_Instruction_
Copy out the listing that follows, exact in every word, and skip the images.

_Stored data_
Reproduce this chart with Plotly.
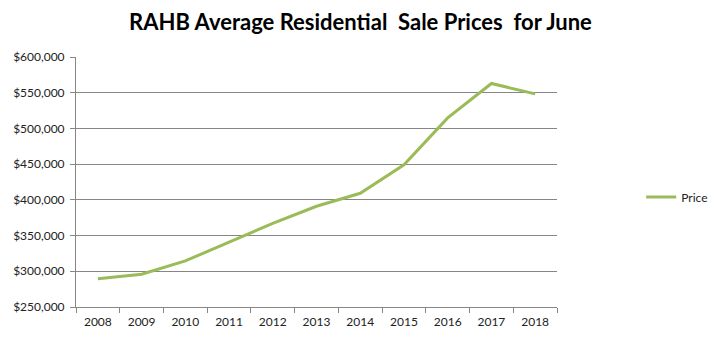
import plotly.graph_objects as go

years = ["2008", "2009", "2010", "2011", "2012", "2013", "2014", "2015", "2016", "2017", "2018"]
prices = [289400, 295800, 314500, 341200, 367200, 391000, 409200, 449000, 514800, 562900, 548400]
series_name = "Price"
title_text = "RAHB Average Residential  Sale Prices  for June"

fig = go.Figure()
fig.add_trace(go.Scatter(
    x=years, y=prices, mode="lines", name=series_name,
    line=dict(color="#9BBB59", width=3),
))

fig.update_layout(
    width=721, height=350,
    margin=dict(l=76, r=164, t=57, b=43, autoexpand=False),
    paper_bgcolor="white", plot_bgcolor="white",
    title=dict(text="<b>" + title_text + "</b>", x=0.5, xanchor="center",
               y=1 - 22 / 350, yanchor="middle",
               font=dict(family="Lato", size=22, color="#000000")),
    font=dict(family="Lato", size=12, color="#222222"),
    showlegend=True,
    legend=dict(x=1.175, xanchor="left", y=0.44, yanchor="middle",
                itemwidth=30, font=dict(family="Lato", size=12, color="#222222"),
                bgcolor="rgba(0,0,0,0)"),
)
fig.update_xaxes(
    type="category", tickson="boundaries", ticks="outside", ticklen=5,
    tickcolor="#868686", showline=True, linecolor="#868686", linewidth=1,
    showgrid=False, range=[-0.5, 10.5], tickfont=dict(size=12),
    ticklabelstandoff=4,
)
fig.update_yaxes(
    range=[250000, 600000], dtick=50000, tickprefix="$", tickformat=",",
    ticks="outside", ticklen=5, tickcolor="#868686",
    showline=True, linecolor="#868686", linewidth=1,
    showgrid=True, gridcolor="#868686", gridwidth=1, zeroline=False,
    tickfont=dict(size=12), ticklabelstandoff=3,
)

fig.write_html("out.html")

_Response to this exercise_
Reproduce this chart with Plotly.
import plotly.graph_objects as go

years = ["2008", "2009", "2010", "2011", "2012", "2013", "2014", "2015", "2016", "2017", "2018"]
prices = [289400, 295800, 314500, 341200, 367200, 391000, 409200, 449000, 514800, 562900, 548400]
series_name = "Price"
title_text = "RAHB Average Residential  Sale Prices  for June"

fig = go.Figure()
fig.add_trace(go.Scatter(
    x=years, y=prices, mode="lines", name=series_name,
    line=dict(color="#9BBB59", width=3),
))

fig.update_layout(
    width=721, height=350,
    margin=dict(l=76, r=164, t=57, b=43, autoexpand=False),
    paper_bgcolor="white", plot_bgcolor="white",
    title=dict(text="<b>" + title_text + "</b>", x=0.5, xanchor="center",
               y=1 - 22 / 350, yanchor="middle",
               font=dict(family="Lato", size=22, color="#000000")),
    font=dict(family="Lato", size=12, color="#222222"),
    showlegend=True,
    legend=dict(x=1.175, xanchor="left", y=0.44, yanchor="middle",
                itemwidth=30, font=dict(family="Lato", size=12, color="#222222"),
                bgcolor="rgba(0,0,0,0)"),
)
fig.update_xaxes(
    type="category", tickson="boundaries", ticks="outside", ticklen=5,
    tickcolor="#868686", showline=True, linecolor="#868686", linewidth=1,
    showgrid=False, range=[-0.5, 10.5], tickfont=dict(size=12),
    ticklabelstandoff=4,
)
fig.update_yaxes(
    range=[250000, 600000], dtick=50000, tickprefix="$", tickformat=",",
    ticks="outside", ticklen=5, tickcolor="#868686",
    showline=True, linecolor="#868686", linewidth=1,
    showgrid=True, gridcolor="#868686", gridwidth=1, zeroline=False,
    tickfont=dict(size=12), ticklabelstandoff=3,
)

fig.write_html("out.html")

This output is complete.